> _Recorded information_:
·····

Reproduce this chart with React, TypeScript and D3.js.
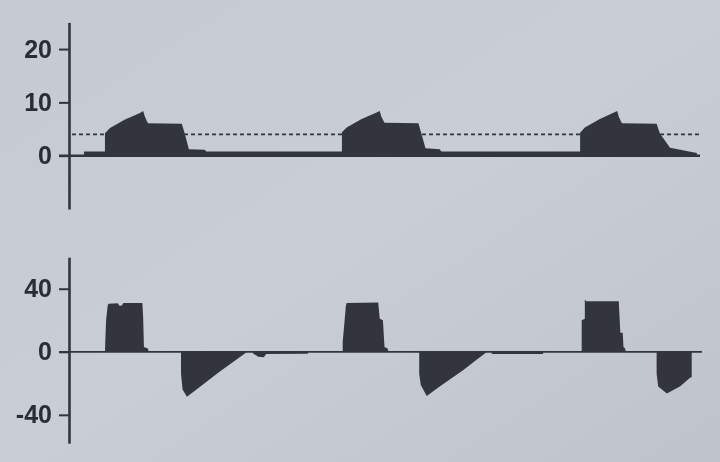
import React, { useEffect, useRef } from "react";
import * as d3 from "d3";

// pressure trace [time s, cmH2O]
const pressure: [number, number][] = [
  [0.19, 0], [0.19, 0.8], [0.456, 0.8], [0.456, 4.2], [0.52, 5.2], [0.71, 6.8], [0.9, 8.0], [0.94, 8.4], [0.96, 7.4], [1.0, 6.1], [1.43, 6.0], [1.47, 4.0], [1.52, 1.2], [1.72, 1.1], [1.74, 0.8],
  [3.46, 0.8], [3.46, 4.4], [3.52, 5.3], [3.71, 6.9], [3.9, 8.1], [3.94, 8.4], [3.96, 7.3], [4.0, 6.2], [4.43, 6.1], [4.47, 4.0], [4.52, 1.4], [4.7, 1.2], [4.72, 0.8],
  [6.48, 0.8], [6.48, 4.3], [6.54, 5.3], [6.73, 6.9], [6.91, 8.1], [6.95, 8.4], [6.97, 7.3], [7.01, 6.1], [7.45, 6.0], [7.49, 4.2], [7.62, 1.5], [7.96, 0.5], [7.96, 0],
];

// flow trace [time s, L/min]
const flow: [number, number][] = [
  [0.456, 0], [0.46, 6], [0.47, 20], [0.49, 29], [0.5, 30.5], [0.62, 30.8], [0.64, 29.2], [0.67, 29.4], [0.69, 31], [0.93, 31], [0.94, 22], [0.95, 3], [1.0, 2], [1.01, 0],
  [1.42, 0], [1.42, -14], [1.44, -24], [1.495, -28.6], [1.6, -24.5], [1.9, -13], [2.26, 0],
  [2.33, 0], [2.33, -1], [2.4, -3.2], [2.47, -3.4], [2.5, -1.4], [3.03, -1.2], [3.03, 0],
  [3.47, 0], [3.47, 6], [3.51, 29], [3.52, 31], [3.92, 31.3], [3.94, 21], [3.98, 20], [4.0, 3], [4.04, 2], [4.05, 0],
  [4.44, 0], [4.44, -14], [4.46, -21], [4.535, -28.1], [4.7, -22], [5.0, -11.5], [5.3, 0],
  [5.36, 0], [5.36, -1.4], [6.01, -1.4], [6.01, 0],
  [6.5, 0], [6.5, 20], [6.54, 21], [6.54, 33], [6.56, 32], [6.97, 32], [6.99, 12], [7.02, 12], [7.03, 3], [7.05, 2], [7.06, 0],
  [7.45, 0], [7.45, -14], [7.47, -22], [7.58, -26.4], [7.75, -21.8], [7.87, -16.7], [7.895, -16], [7.895, 0],
];

const pressureTicks = [0, 10, 20];
const flowTicks = [-40, 0, 40];
const peep = 4;

const W = 720,
  H = 462;
const ink = "#33363e";

const App = () => {
  const ref = useRef<SVGSVGElement>(null);

  useEffect(() => {
    const svg = d3.select(ref.current);
    svg.selectAll("*").remove();

    const x = d3.scaleLinear().domain([0, 8]).range([69, 700]);
    const yP = d3.scaleLinear().domain([-10, 25]).range([209, 22.4]);
    const yF = d3.scaleLinear().domain([-58, 60]).range([443.2, 257.2]);

    const defs = svg.append("defs");
    const bg = defs
      .append("linearGradient")
      .attr("id", "bg")
      .attr("x1", "0%")
      .attr("y1", "0%")
      .attr("x2", "100%")
      .attr("y2", "100%");
    bg.append("stop").attr("offset", "0%").attr("stop-color", "#c6cad2");
    bg.append("stop").attr("offset", "50%").attr("stop-color", "#c9cdd5");
    bg.append("stop").attr("offset", "100%").attr("stop-color", "#bfc3cb");
    // photo is a bit soft
    defs
      .append("filter")
      .attr("id", "soft")
      .append("feGaussianBlur")
      .attr("stdDeviation", 0.6);

    svg.append("rect").attr("width", W).attr("height", H).attr("fill", "url(#bg)");

    const g = svg.append("g").attr("filter", "url(#soft)");

    // pressure panel
    g.append("path")
      .datum(pressure)
      .attr("fill", ink)
      .attr(
        "d",
        d3
          .area<[number, number]>()
          .x((d) => x(d[0]))
          .y0(yP(0))
          .y1((d) => yP(d[1]))
      );

    g.append("line")
      .attr("x1", 59)
      .attr("x2", 700)
      .attr("y1", yP(0))
      .attr("y2", yP(0))
      .attr("stroke", ink)
      .attr("stroke-width", 2.4);

    g.append("line")
      .attr("x1", 72)
      .attr("x2", 700)
      .attr("y1", yP(peep))
      .attr("y2", yP(peep))
      .attr("stroke", ink)
      .attr("stroke-width", 1.6)
      .attr("stroke-dasharray", "4,3");

    // flow panel
    g.append("path")
      .datum(flow)
      .attr("fill", ink)
      .attr(
        "d",
        d3
          .area<[number, number]>()
          .x((d) => x(d[0]))
          .y0(yF(0))
          .y1((d) => yF(d[1]))
      );

    g.append("line")
      .attr("x1", 59)
      .attr("x2", 702)
      .attr("y1", yF(0))
      .attr("y2", yF(0))
      .attr("stroke", ink)
      .attr("stroke-width", 1.8);

    const drawAxis = (scale: d3.ScaleLinear<number, number>, ticks: number[]) => {
      const ax = g
        .append("g")
        .attr("transform", "translate(69,0)")
        .call(
          d3
            .axisLeft(scale)
            .tickValues(ticks)
            .tickSize(10)
            .tickSizeOuter(0)
            .tickPadding(7)
            .tickFormat((d) => String(d))
        );
      ax.select(".domain").attr("stroke", ink).attr("stroke-width", 2.6);
      ax.selectAll(".tick line").attr("stroke", ink).attr("stroke-width", 2);
      ax.selectAll(".tick text")
        .attr("fill", "#2a2d33")
        .attr("font-size", 25)
        .attr("font-weight", "bold")
        .attr("font-family", "'Liberation Sans', Arial, sans-serif");
    };
    drawAxis(yP, pressureTicks);
    drawAxis(yF, flowTicks);
  }, []);

  return (
    <svg
      ref={ref}
      width={W}
      height={H}
      style={{ position: "absolute", left: 0, top: 0, display: "block" }}
    />
  );
};

export default App;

·····

> _Exercise objective_:
Reproduce the data word for word, excluding its pictures.

> _Full output_:
Reproduce this chart with React, TypeScript and D3.js.
import React, { useEffect, useRef } from "react";
import * as d3 from "d3";

// pressure trace [time s, cmH2O]
const pressure: [number, number][] = [
  [0.19, 0], [0.19, 0.8], [0.456, 0.8], [0.456, 4.2], [0.52, 5.2], [0.71, 6.8], [0.9, 8.0], [0.94, 8.4], [0.96, 7.4], [1.0, 6.1], [1.43, 6.0], [1.47, 4.0], [1.52, 1.2], [1.72, 1.1], [1.74, 0.8],
  [3.46, 0.8], [3.46, 4.4], [3.52, 5.3], [3.71, 6.9], [3.9, 8.1], [3.94, 8.4], [3.96, 7.3], [4.0, 6.2], [4.43, 6.1], [4.47, 4.0], [4.52, 1.4], [4.7, 1.2], [4.72, 0.8],
  [6.48, 0.8], [6.48, 4.3], [6.54, 5.3], [6.73, 6.9], [6.91, 8.1], [6.95, 8.4], [6.97, 7.3], [7.01, 6.1], [7.45, 6.0], [7.49, 4.2], [7.62, 1.5], [7.96, 0.5], [7.96, 0],
];

// flow trace [time s, L/min]
const flow: [number, number][] = [
  [0.456, 0], [0.46, 6], [0.47, 20], [0.49, 29], [0.5, 30.5], [0.62, 30.8], [0.64, 29.2], [0.67, 29.4], [0.69, 31], [0.93, 31], [0.94, 22], [0.95, 3], [1.0, 2], [1.01, 0],
  [1.42, 0], [1.42, -14], [1.44, -24], [1.495, -28.6], [1.6, -24.5], [1.9, -13], [2.26, 0],
  [2.33, 0], [2.33, -1], [2.4, -3.2], [2.47, -3.4], [2.5, -1.4], [3.03, -1.2], [3.03, 0],
  [3.47, 0], [3.47, 6], [3.51, 29], [3.52, 31], [3.92, 31.3], [3.94, 21], [3.98, 20], [4.0, 3], [4.04, 2], [4.05, 0],
  [4.44, 0], [4.44, -14], [4.46, -21], [4.535, -28.1], [4.7, -22], [5.0, -11.5], [5.3, 0],
  [5.36, 0], [5.36, -1.4], [6.01, -1.4], [6.01, 0],
  [6.5, 0], [6.5, 20], [6.54, 21], [6.54, 33], [6.56, 32], [6.97, 32], [6.99, 12], [7.02, 12], [7.03, 3], [7.05, 2], [7.06, 0],
  [7.45, 0], [7.45, -14], [7.47, -22], [7.58, -26.4], [7.75, -21.8], [7.87, -16.7], [7.895, -16], [7.895, 0],
];

const pressureTicks = [0, 10, 20];
const flowTicks = [-40, 0, 40];
const peep = 4;

const W = 720,
  H = 462;
const ink = "#33363e";

const App = () => {
  const ref = useRef<SVGSVGElement>(null);

  useEffect(() => {
    const svg = d3.select(ref.current);
    svg.selectAll("*").remove();

    const x = d3.scaleLinear().domain([0, 8]).range([69, 700]);
    const yP = d3.scaleLinear().domain([-10, 25]).range([209, 22.4]);
    const yF = d3.scaleLinear().domain([-58, 60]).range([443.2, 257.2]);

    const defs = svg.append("defs");
    const bg = defs
      .append("linearGradient")
      .attr("id", "bg")
      .attr("x1", "0%")
      .attr("y1", "0%")
      .attr("x2", "100%")
      .attr("y2", "100%");
    bg.append("stop").attr("offset", "0%").attr("stop-color", "#c6cad2");
    bg.append("stop").attr("offset", "50%").attr("stop-color", "#c9cdd5");
    bg.append("stop").attr("offset", "100%").attr("stop-color", "#bfc3cb");
    // photo is a bit soft
    defs
      .append("filter")
      .attr("id", "soft")
      .append("feGaussianBlur")
      .attr("stdDeviation", 0.6);

    svg.append("rect").attr("width", W).attr("height", H).attr("fill", "url(#bg)");

    const g = svg.append("g").attr("filter", "url(#soft)");

    // pressure panel
    g.append("path")
      .datum(pressure)
      .attr("fill", ink)
      .attr(
        "d",
        d3
          .area<[number, number]>()
          .x((d) => x(d[0]))
          .y0(yP(0))
          .y1((d) => yP(d[1]))
      );

    g.append("line")
      .attr("x1", 59)
      .attr("x2", 700)
      .attr("y1", yP(0))
      .attr("y2", yP(0))
      .attr("stroke", ink)
      .attr("stroke-width", 2.4);

    g.append("line")
      .attr("x1", 72)
      .attr("x2", 700)
      .attr("y1", yP(peep))
      .attr("y2", yP(peep))
      .attr("stroke", ink)
      .attr("stroke-width", 1.6)
      .attr("stroke-dasharray", "4,3");

    // flow panel
    g.append("path")
      .datum(flow)
      .attr("fill", ink)
      .attr(
        "d",
        d3
          .area<[number, number]>()
          .x((d) => x(d[0]))
          .y0(yF(0))
          .y1((d) => yF(d[1]))
      );

    g.append("line")
      .attr("x1", 59)
      .attr("x2", 702)
      .attr("y1", yF(0))
      .attr("y2", yF(0))
      .attr("stroke", ink)
      .attr("stroke-width", 1.8);

    const drawAxis = (scale: d3.ScaleLinear<number, number>, ticks: number[]) => {
      const ax = g
        .append("g")
        .attr("transform", "translate(69,0)")
        .call(
          d3
            .axisLeft(scale)
            .tickValues(ticks)
            .tickSize(10)
            .tickSizeOuter(0)
            .tickPadding(7)
            .tickFormat((d) => String(d))
        );
      ax.select(".domain").attr("stroke", ink).attr("stroke-width", 2.6);
      ax.selectAll(".tick line").attr("stroke", ink).attr("stroke-width", 2);
      ax.selectAll(".tick text")
        .attr("fill", "#2a2d33")
        .attr("font-size", 25)
        .attr("font-weight", "bold")
        .attr("font-family", "'Liberation Sans', Arial, sans-serif");
    };
    drawAxis(yP, pressureTicks);
    drawAxis(yF, flowTicks);
  }, []);

  return (
    <svg
      ref={ref}
      width={W}
      height={H}
      style={{ position: "absolute", left: 0, top: 0, display: "block" }}
    />
  );
};

export default App;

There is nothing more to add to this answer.